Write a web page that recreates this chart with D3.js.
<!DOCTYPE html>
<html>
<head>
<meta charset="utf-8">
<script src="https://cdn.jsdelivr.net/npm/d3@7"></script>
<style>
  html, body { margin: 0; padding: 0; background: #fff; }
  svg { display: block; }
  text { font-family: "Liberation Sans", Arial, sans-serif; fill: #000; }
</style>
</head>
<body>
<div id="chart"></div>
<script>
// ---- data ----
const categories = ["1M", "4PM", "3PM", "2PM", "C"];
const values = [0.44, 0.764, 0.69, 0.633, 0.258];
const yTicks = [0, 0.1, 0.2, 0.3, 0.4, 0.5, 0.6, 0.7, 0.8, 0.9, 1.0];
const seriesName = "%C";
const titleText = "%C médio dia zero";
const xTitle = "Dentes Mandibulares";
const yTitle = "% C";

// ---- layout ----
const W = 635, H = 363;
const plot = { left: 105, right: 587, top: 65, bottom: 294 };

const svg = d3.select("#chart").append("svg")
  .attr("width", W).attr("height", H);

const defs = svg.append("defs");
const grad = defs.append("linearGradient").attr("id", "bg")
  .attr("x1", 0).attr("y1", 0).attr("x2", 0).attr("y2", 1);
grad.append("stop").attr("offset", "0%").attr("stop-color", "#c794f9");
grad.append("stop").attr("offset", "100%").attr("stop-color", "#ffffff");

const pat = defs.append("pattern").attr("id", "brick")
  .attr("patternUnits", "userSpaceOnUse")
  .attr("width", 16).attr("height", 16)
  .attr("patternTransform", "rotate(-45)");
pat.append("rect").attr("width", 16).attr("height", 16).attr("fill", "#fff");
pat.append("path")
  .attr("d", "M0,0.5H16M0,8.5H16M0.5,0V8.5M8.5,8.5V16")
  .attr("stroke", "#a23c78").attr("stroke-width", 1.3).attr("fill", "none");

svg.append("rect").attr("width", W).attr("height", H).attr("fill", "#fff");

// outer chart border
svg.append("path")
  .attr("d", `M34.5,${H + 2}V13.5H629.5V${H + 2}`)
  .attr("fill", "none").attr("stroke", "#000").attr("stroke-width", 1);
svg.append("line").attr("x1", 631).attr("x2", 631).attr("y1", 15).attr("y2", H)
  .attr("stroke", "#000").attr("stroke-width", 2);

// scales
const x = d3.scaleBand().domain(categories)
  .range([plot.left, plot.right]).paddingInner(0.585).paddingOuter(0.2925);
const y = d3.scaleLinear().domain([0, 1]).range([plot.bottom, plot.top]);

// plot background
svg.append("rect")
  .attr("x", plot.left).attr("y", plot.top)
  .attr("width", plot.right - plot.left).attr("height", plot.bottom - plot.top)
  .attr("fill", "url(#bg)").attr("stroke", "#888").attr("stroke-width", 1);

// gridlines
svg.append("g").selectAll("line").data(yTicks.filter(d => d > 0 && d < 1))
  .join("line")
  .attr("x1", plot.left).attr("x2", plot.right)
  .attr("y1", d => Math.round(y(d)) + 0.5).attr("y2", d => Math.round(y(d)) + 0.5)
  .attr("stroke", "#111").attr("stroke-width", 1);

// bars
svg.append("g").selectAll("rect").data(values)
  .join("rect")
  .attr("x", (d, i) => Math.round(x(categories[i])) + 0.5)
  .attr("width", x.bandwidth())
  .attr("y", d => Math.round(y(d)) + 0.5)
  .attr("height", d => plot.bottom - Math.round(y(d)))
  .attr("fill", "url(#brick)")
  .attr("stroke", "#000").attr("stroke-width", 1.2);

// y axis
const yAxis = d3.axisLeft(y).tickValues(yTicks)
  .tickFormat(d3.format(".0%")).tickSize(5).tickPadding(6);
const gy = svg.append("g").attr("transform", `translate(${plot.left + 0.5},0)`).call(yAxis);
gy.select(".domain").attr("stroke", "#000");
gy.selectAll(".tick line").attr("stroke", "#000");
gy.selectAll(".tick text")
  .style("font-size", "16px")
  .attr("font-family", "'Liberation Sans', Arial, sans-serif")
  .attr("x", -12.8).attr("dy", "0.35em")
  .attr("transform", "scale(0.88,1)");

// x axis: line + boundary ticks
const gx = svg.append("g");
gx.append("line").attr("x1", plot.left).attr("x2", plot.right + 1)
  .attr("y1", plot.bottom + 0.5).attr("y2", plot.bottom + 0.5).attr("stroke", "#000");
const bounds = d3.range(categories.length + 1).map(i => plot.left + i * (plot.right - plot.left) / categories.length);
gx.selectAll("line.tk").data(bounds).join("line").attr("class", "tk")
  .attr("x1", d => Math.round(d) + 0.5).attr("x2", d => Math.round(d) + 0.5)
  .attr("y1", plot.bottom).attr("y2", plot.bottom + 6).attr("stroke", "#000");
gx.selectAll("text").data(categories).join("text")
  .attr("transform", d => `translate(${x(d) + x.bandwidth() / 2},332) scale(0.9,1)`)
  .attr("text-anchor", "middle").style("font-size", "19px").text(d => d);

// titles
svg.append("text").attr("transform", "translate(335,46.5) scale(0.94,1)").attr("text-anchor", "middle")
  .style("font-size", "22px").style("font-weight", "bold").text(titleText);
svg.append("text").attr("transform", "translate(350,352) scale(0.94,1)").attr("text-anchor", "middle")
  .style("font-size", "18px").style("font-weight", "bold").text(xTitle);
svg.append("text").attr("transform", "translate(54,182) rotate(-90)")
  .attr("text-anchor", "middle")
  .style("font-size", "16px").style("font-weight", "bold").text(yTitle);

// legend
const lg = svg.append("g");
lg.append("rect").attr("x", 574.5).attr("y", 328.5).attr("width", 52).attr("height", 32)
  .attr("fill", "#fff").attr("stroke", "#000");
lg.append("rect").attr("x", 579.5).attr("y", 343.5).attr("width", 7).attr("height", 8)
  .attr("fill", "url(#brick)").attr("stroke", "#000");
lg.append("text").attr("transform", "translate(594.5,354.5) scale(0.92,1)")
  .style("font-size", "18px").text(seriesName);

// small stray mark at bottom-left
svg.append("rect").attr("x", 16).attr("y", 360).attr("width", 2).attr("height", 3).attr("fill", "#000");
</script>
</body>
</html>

+ + + + + + +

> **Work to be completed**
Write out the listing's lines exactly, from its first line through the line that contains "d3.scaleLinear().domain([0, 1]).range([plot.bottom, plot.top]);", and stop there.

> **Final result**
Write a web page that recreates this chart with D3.js.
<!DOCTYPE html>
<html>
<head>
<meta charset="utf-8">
<script src="https://cdn.jsdelivr.net/npm/d3@7"></script>
<style>
  html, body { margin: 0; padding: 0; background: #fff; }
  svg { display: block; }
  text { font-family: "Liberation Sans", Arial, sans-serif; fill: #000; }
</style>
</head>
<body>
<div id="chart"></div>
<script>
// ---- data ----
const categories = ["1M", "4PM", "3PM", "2PM", "C"];
const values = [0.44, 0.764, 0.69, 0.633, 0.258];
const yTicks = [0, 0.1, 0.2, 0.3, 0.4, 0.5, 0.6, 0.7, 0.8, 0.9, 1.0];
const seriesName = "%C";
const titleText = "%C médio dia zero";
const xTitle = "Dentes Mandibulares";
const yTitle = "% C";

// ---- layout ----
const W = 635, H = 363;
const plot = { left: 105, right: 587, top: 65, bottom: 294 };

const svg = d3.select("#chart").append("svg")
  .attr("width", W).attr("height", H);

const defs = svg.append("defs");
const grad = defs.append("linearGradient").attr("id", "bg")
  .attr("x1", 0).attr("y1", 0).attr("x2", 0).attr("y2", 1);
grad.append("stop").attr("offset", "0%").attr("stop-color", "#c794f9");
grad.append("stop").attr("offset", "100%").attr("stop-color", "#ffffff");

const pat = defs.append("pattern").attr("id", "brick")
  .attr("patternUnits", "userSpaceOnUse")
  .attr("width", 16).attr("height", 16)
  .attr("patternTransform", "rotate(-45)");
pat.append("rect").attr("width", 16).attr("height", 16).attr("fill", "#fff");
pat.append("path")
  .attr("d", "M0,0.5H16M0,8.5H16M0.5,0V8.5M8.5,8.5V16")
  .attr("stroke", "#a23c78").attr("stroke-width", 1.3).attr("fill", "none");

svg.append("rect").attr("width", W).attr("height", H).attr("fill", "#fff");

// outer chart border
svg.append("path")
  .attr("d", `M34.5,${H + 2}V13.5H629.5V${H + 2}`)
  .attr("fill", "none").attr("stroke", "#000").attr("stroke-width", 1);
svg.append("line").attr("x1", 631).attr("x2", 631).attr("y1", 15).attr("y2", H)
  .attr("stroke", "#000").attr("stroke-width", 2);

// scales
const x = d3.scaleBand().domain(categories)
  .range([plot.left, plot.right]).paddingInner(0.585).paddingOuter(0.2925);
const y = d3.scaleLinear().domain([0, 1]).range([plot.bottom, plot.top]);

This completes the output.